§ **THE REQUEST**: Transcribe the material exactly. Images do not belong in the copy.

==== COLLECTED DATA ====

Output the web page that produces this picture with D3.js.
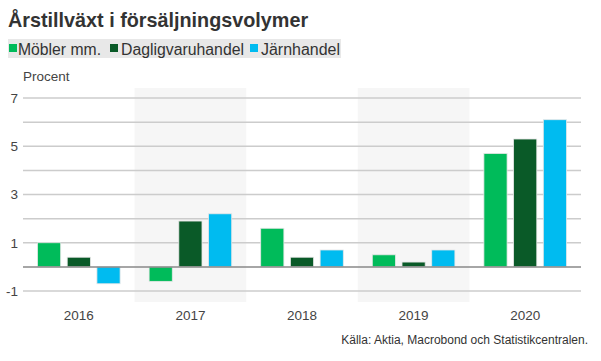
<!DOCTYPE html>
<html><head><meta charset="utf-8">
<script src="https://cdn.jsdelivr.net/npm/d3@7"></script>
<style>body{margin:0;background:#fff;font-family:Arial,"Liberation Sans",sans-serif;}</style>
</head><body>
<svg id="c" width="601" height="361"></svg>
<script>
const years = ["2016","2017","2018","2019","2020"];
const seriesNames = ["Möbler mm.","Dagligvaruhandel","Järnhandel"];
const mobler = [1.0,-0.6,1.6,0.5,4.7];
const dagligvaru = [0.4,1.9,0.4,0.2,5.3];
const jarnhandel = [-0.7,2.2,0.7,0.7,6.1];
const colors = ["#00bb5a","#0a5a28","#00bbf0"];
const yTicks = [-1,1,3,5,7];
const gridValues = [-1,0,1,2,3,4,5,6,7];
const title = "Årstillväxt i försäljningsvolymer";
const yTitle = "Procent";
const source = "Källa: Aktia, Macrobond och Statistikcentralen.";

const svg = d3.select("#c");
const x = d3.scaleBand().domain(years).range([23,581]);
const y = d3.scaleLinear().domain([-1,7]).range([291,98]);
const x1 = d3.scaleBand().domain(seriesNames).range([14.5, x.bandwidth()-14.5]).paddingInner(0.22);

// shaded bands
svg.selectAll("rect.band").data(years.filter((d,i)=>i%2===1)).enter().append("rect")
  .attr("x", d=>x(d)).attr("width", x.bandwidth()).attr("y", 88).attr("height", 302-88)
  .attr("fill","#f6f6f6");

// gridlines
svg.selectAll("line.grid").data(gridValues.filter(v=>v!==0)).enter().append("line")
  .attr("x1",23).attr("x2",581).attr("y1",d=>y(d)).attr("y2",d=>y(d))
  .attr("stroke","#cccccc").attr("stroke-width",1.5);

// y labels
const yAxis = d3.axisLeft(y).tickValues(yTicks).tickSize(0).tickPadding(0).tickFormat(d=>String(d));
const ya = svg.append("g").attr("transform","translate(18,0)").call(yAxis);
ya.select(".domain").remove();
ya.selectAll("text").attr("font-size",13.5).attr("fill","#444").attr("font-family","Arial,'Liberation Sans',sans-serif");

// bars
const data = years.map((yr,i)=>({yr, vals:[mobler[i],dagligvaru[i],jarnhandel[i]]}));
const g = svg.selectAll("g.grp").data(data).enter().append("g").attr("transform",d=>`translate(${x(d.yr)},0)`);
g.selectAll("rect").data(d=>d.vals.map((v,j)=>({v,s:seriesNames[j],j}))).enter().append("rect")
  .attr("x",d=>x1(d.s)).attr("width",x1.bandwidth())
  .attr("y",d=>y(Math.max(0,d.v))).attr("height",d=>Math.abs(y(d.v)-y(0)))
  .attr("fill",d=>colors[d.j]).attr("stroke","#e6e6e6").attr("stroke-width",0.8);

// zero line
svg.append("line").attr("x1",23).attr("x2",581).attr("y1",y(0)).attr("y2",y(0))
  .attr("stroke","#888").attr("stroke-width",1.5);

// x axis labels
const xAxis = d3.axisBottom(x).tickSize(0).tickPadding(0);
const xa = svg.append("g").attr("transform","translate(0,310)").call(xAxis);
xa.select(".domain").remove();
xa.selectAll("text").attr("font-size",13.5).attr("fill","#444").attr("font-family","Arial,'Liberation Sans',sans-serif");

// title
svg.append("text").attr("x",8).attr("y",27).text(title)
  .attr("font-size",19.8).attr("font-weight","bold").attr("fill","#333");

// legend
svg.append("rect").attr("x",8).attr("y",39).attr("width",333).attr("height",19).attr("fill","#e8e8e8");
const legSq = [9,110,250];
const legTx = [18,121,261];
seriesNames.forEach((n,i)=>{
  svg.append("rect").attr("x",legSq[i]).attr("y",44).attr("width",8).attr("height",8).attr("fill",colors[i]);
  svg.append("text").attr("x",legTx[i]).attr("y",54.5).text(n).attr("font-size",16).attr("fill","#333")
    .attr("textLength", [83,123,79][i]).attr("lengthAdjust","spacingAndGlyphs");
});

svg.append("text").attr("x",23).attr("y",81).text(yTitle).attr("font-size",13.5).attr("fill","#444");
svg.append("text").attr("x",588).attr("y",344).attr("text-anchor","end").text(source).attr("font-size",12).attr("fill","#333");
</script>
</body></html>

====

§ **FINAL RESULT**:
Output the web page that produces this picture with D3.js.
<!DOCTYPE html>
<html><head><meta charset="utf-8">
<script src="https://cdn.jsdelivr.net/npm/d3@7"></script>
<style>body{margin:0;background:#fff;font-family:Arial,"Liberation Sans",sans-serif;}</style>
</head><body>
<svg id="c" width="601" height="361"></svg>
<script>
const years = ["2016","2017","2018","2019","2020"];
const seriesNames = ["Möbler mm.","Dagligvaruhandel","Järnhandel"];
const mobler = [1.0,-0.6,1.6,0.5,4.7];
const dagligvaru = [0.4,1.9,0.4,0.2,5.3];
const jarnhandel = [-0.7,2.2,0.7,0.7,6.1];
const colors = ["#00bb5a","#0a5a28","#00bbf0"];
const yTicks = [-1,1,3,5,7];
const gridValues = [-1,0,1,2,3,4,5,6,7];
const title = "Årstillväxt i försäljningsvolymer";
const yTitle = "Procent";
const source = "Källa: Aktia, Macrobond och Statistikcentralen.";

const svg = d3.select("#c");
const x = d3.scaleBand().domain(years).range([23,581]);
const y = d3.scaleLinear().domain([-1,7]).range([291,98]);
const x1 = d3.scaleBand().domain(seriesNames).range([14.5, x.bandwidth()-14.5]).paddingInner(0.22);

// shaded bands
svg.selectAll("rect.band").data(years.filter((d,i)=>i%2===1)).enter().append("rect")
  .attr("x", d=>x(d)).attr("width", x.bandwidth()).attr("y", 88).attr("height", 302-88)
  .attr("fill","#f6f6f6");

// gridlines
svg.selectAll("line.grid").data(gridValues.filter(v=>v!==0)).enter().append("line")
  .attr("x1",23).attr("x2",581).attr("y1",d=>y(d)).attr("y2",d=>y(d))
  .attr("stroke","#cccccc").attr("stroke-width",1.5);

// y labels
const yAxis = d3.axisLeft(y).tickValues(yTicks).tickSize(0).tickPadding(0).tickFormat(d=>String(d));
const ya = svg.append("g").attr("transform","translate(18,0)").call(yAxis);
ya.select(".domain").remove();
ya.selectAll("text").attr("font-size",13.5).attr("fill","#444").attr("font-family","Arial,'Liberation Sans',sans-serif");

// bars
const data = years.map((yr,i)=>({yr, vals:[mobler[i],dagligvaru[i],jarnhandel[i]]}));
const g = svg.selectAll("g.grp").data(data).enter().append("g").attr("transform",d=>`translate(${x(d.yr)},0)`);
g.selectAll("rect").data(d=>d.vals.map((v,j)=>({v,s:seriesNames[j],j}))).enter().append("rect")
  .attr("x",d=>x1(d.s)).attr("width",x1.bandwidth())
  .attr("y",d=>y(Math.max(0,d.v))).attr("height",d=>Math.abs(y(d.v)-y(0)))
  .attr("fill",d=>colors[d.j]).attr("stroke","#e6e6e6").attr("stroke-width",0.8);

// zero line
svg.append("line").attr("x1",23).attr("x2",581).attr("y1",y(0)).attr("y2",y(0))
  .attr("stroke","#888").attr("stroke-width",1.5);

// x axis labels
const xAxis = d3.axisBottom(x).tickSize(0).tickPadding(0);
const xa = svg.append("g").attr("transform","translate(0,310)").call(xAxis);
xa.select(".domain").remove();
xa.selectAll("text").attr("font-size",13.5).attr("fill","#444").attr("font-family","Arial,'Liberation Sans',sans-serif");

// title
svg.append("text").attr("x",8).attr("y",27).text(title)
  .attr("font-size",19.8).attr("font-weight","bold").attr("fill","#333");

// legend
svg.append("rect").attr("x",8).attr("y",39).attr("width",333).attr("height",19).attr("fill","#e8e8e8");
const legSq = [9,110,250];
const legTx = [18,121,261];
seriesNames.forEach((n,i)=>{
  svg.append("rect").attr("x",legSq[i]).attr("y",44).attr("width",8).attr("height",8).attr("fill",colors[i]);
  svg.append("text").attr("x",legTx[i]).attr("y",54.5).text(n).attr("font-size",16).attr("fill","#333")
    .attr("textLength", [83,123,79][i]).attr("lengthAdjust","spacingAndGlyphs");
});

svg.append("text").attr("x",23).attr("y",81).text(yTitle).attr("font-size",13.5).attr("fill","#444");
svg.append("text").attr("x",588).attr("y",344).attr("text-anchor","end").text(source).attr("font-size",12).attr("fill","#333");
</script>
</body></html>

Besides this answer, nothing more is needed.